Without the pictures, output the lines of the material from the very first through the one that holds "from matplotlib.patches import Rectangle".

• _DATASET SECTION_
★ ★ ★
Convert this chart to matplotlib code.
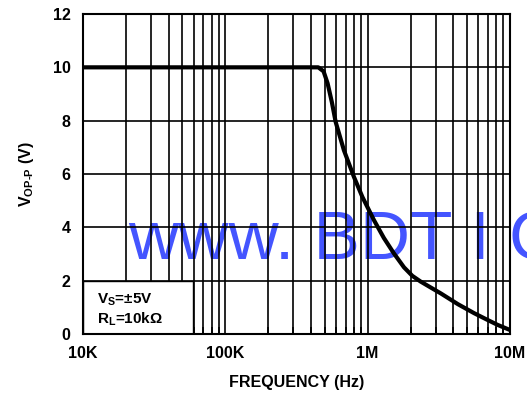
import numpy as np
import matplotlib
matplotlib.use("Agg")
import matplotlib.pyplot as plt
from matplotlib.patches import Rectangle

plt.rcParams['font.family'] = ['Liberation Sans', 'DejaVu Sans']
plt.rcParams['mathtext.fontset'] = 'custom'
plt.rcParams['mathtext.rm'] = 'Liberation Sans:bold'
plt.rcParams['mathtext.bf'] = 'Liberation Sans:bold'
plt.rcParams['mathtext.it'] = 'Liberation Sans:bold'

# data
freq_hz = [10e3, 100e3, 300e3, 450e3, 490e3, 523e3, 560e3, 596e3, 681e3,
           801e3, 918e3, 1.107e6, 1.3e6, 1.53e6, 1.8e6, 2.06e6, 2.35e6,
           2.7e6, 3.27e6, 4.3e6, 5.6e6, 7e6, 8.2e6, 10e6]
vopp = [10, 10, 10, 10, 9.85, 9.4, 8.7, 7.95, 6.89,
        5.89, 5.14, 4.27, 3.6, 3.02, 2.5, 2.18, 1.97,
        1.78, 1.52, 1.12, 0.78, 0.52, 0.34, 0.15]

x_ticks = [1e4, 1e5, 1e6, 1e7]
x_labels = ["10K", "100K", "1M", "10M"]
y_ticks = [0, 2, 4, 6, 8, 10, 12]

fig = plt.figure(figsize=(5.27, 4.0), dpi=100)
ax = fig.add_axes([83 / 527, 1 - 334 / 400, 427 / 527, 320 / 400])
ax.set_xscale("log")
ax.set_xlim(1e4, 1e7)
ax.set_ylim(0, 12)

# grid at every decade step
grid_x = [k * 10.0 ** n for n in range(4, 7) for k in range(1, 10)] + [1e7]
ax.vlines(grid_x, 0, 12, color="black", lw=1.2, zorder=1)
ax.hlines(y_ticks, 1e4, 1e7, color="black", lw=1.2, zorder=1)

# watermark behind grid
ax.text((128 - 83) / 427, (334 - 260) / 320, "www. BDT I C",
        transform=ax.transAxes, ha="left", va="baseline", fontsize=50,
        color="#4455ff", clip_on=False, zorder=0.5)

ax.plot(freq_hz, vopp, color="black", lw=3, solid_capstyle="butt",
        solid_joinstyle="round", zorder=3)

# conditions box
ax.add_patch(Rectangle((0, 0), 110 / 427, 2 / 12, transform=ax.transAxes,
                       facecolor="white", edgecolor="black", lw=1, zorder=2))
ax.text(14 / 427, 1.3, r"$\mathbf{V_S}$=±5V", fontsize=11, fontweight="bold",
        transform=ax.get_yaxis_transform(), va="center", zorder=4)
ax.text(14 / 427, 0.55, r"$\mathbf{R_L}$=10kΩ", fontsize=11, fontweight="bold",
        transform=ax.get_yaxis_transform(), va="center", zorder=4)

ax.set_xticks(x_ticks)
ax.set_xticklabels(x_labels)
ax.set_yticks(y_ticks)
ax.tick_params(axis="both", which="major", length=0, pad=9, labelsize=11.5)
ax.tick_params(axis="x", which="minor", direction="in", length=5, width=1.2,
               labelbottom=False)
ax.tick_params(axis="y", which="minor", length=0)
for lab in ax.get_xticklabels() + ax.get_yticklabels():
    lab.set_fontweight("bold")
for s in ax.spines.values():
    s.set_linewidth(1.5)
    s.set_zorder(5)

ax.set_xlabel("FREQUENCY (Hz)", fontsize=11.5, fontweight="bold", labelpad=10)
ax.set_ylabel(r"$\mathbf{V_{OP\text{-}P}}$ (V)", fontsize=11.5,
              fontweight="bold", labelpad=12)

fig.savefig("out.png", dpi=100)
★ ★ ★
• _OUTPUT OF THE TASK_
Convert this chart to matplotlib code.
import numpy as np
import matplotlib
matplotlib.use("Agg")
import matplotlib.pyplot as plt
from matplotlib.patches import Rectangle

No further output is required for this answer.